シューマン チェロ協奏曲

今日、ようやくと言ってはいけませんが、シューマンのチェロ協奏曲が終了しました。
実際、緊張もしていたでしょうし、集中もしていたと思われ、どんな演奏をしたかはほとんど覚えていません。
そんな大きなミスは無かったように思いますが、なにせあまり記憶がないので。


シュナイトさんはかなりこの曲のテンポを遅く感じておられて、僕が考えるテンポとは大きな違いがありました。
3日間のリハーサルで出来る限りマエストロのテンポを尊重し、それにアジャストしていく作業は困難を極めましたが、今回それでフッと思った事は、自分の想い通りにならない時に、つまり自分の弾きたい様に出来ない時、実は自分では絶対に作り出せない物が浮き上がって来るのではないかと言う事です。

簡単に言えば自分の個性は、まず自分を消してからしか生まれないのではないか、と言う事です。
今日の僕の演奏が、そうであったかはわかりませんが、いろんなハザードをかいくぐってそこで最善を尽くした時、何か自分では見た事のない物が発見できるのかもしれないと。

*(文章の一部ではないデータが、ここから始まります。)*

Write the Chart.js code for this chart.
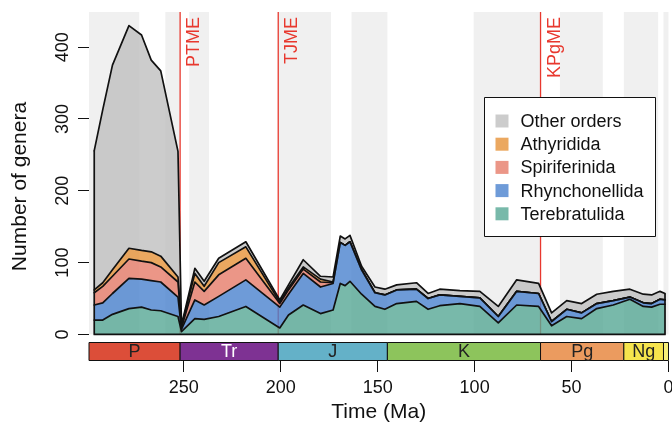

それが本当の個性なのかもしれないと思いました。


実はこの曲は21年前、日本音楽コンクールの本選会で弾きました。
その時は本選に残れるとも思っておらず、二次予選が終わったあと、ただただ必死に暗譜をしただけで終わりました。だから、今回この曲を練習し始めた時には、初めて演奏する曲じゃないかと思うぐらい、何も覚えていませんでした。
しかも21年前の話ですからね。でもその時1位になって、プロの演奏家になれるんじゃないかと思わせてくれた想い出深い曲です。


実際、オーケストラ生活17年にして1度しかこのシューマンのチェロ協奏曲をオケで伴奏した事ないぐらい、弾くのは言うに及ばず、聴くことも本当に少ない曲ですから、21年後にまた演奏するなんて本当に想像もしてませんでした。だから、
この協奏曲を弾く事が、この先の演奏活動の再スタートになるのかなと思っていました。やはり何かの縁ですからね。
演奏の内容や評価はお客さんに判断して頂く事にしますが、僕はなんとか無事に再スタートが切れた事にとてもホッとしています。それにここ数ヶ月格闘した日々にはすごく充足感があります。


あと21年後と言いますと、60歳を超えますが、どんな演奏家になっているのか、不安でもあり、楽しみでもあります。

いろいろと今日の演奏を支えてくれた神奈川フィルにはとても感謝しております。
そして、凄く沢山のお客様に来て頂き、本当に有り難うございました。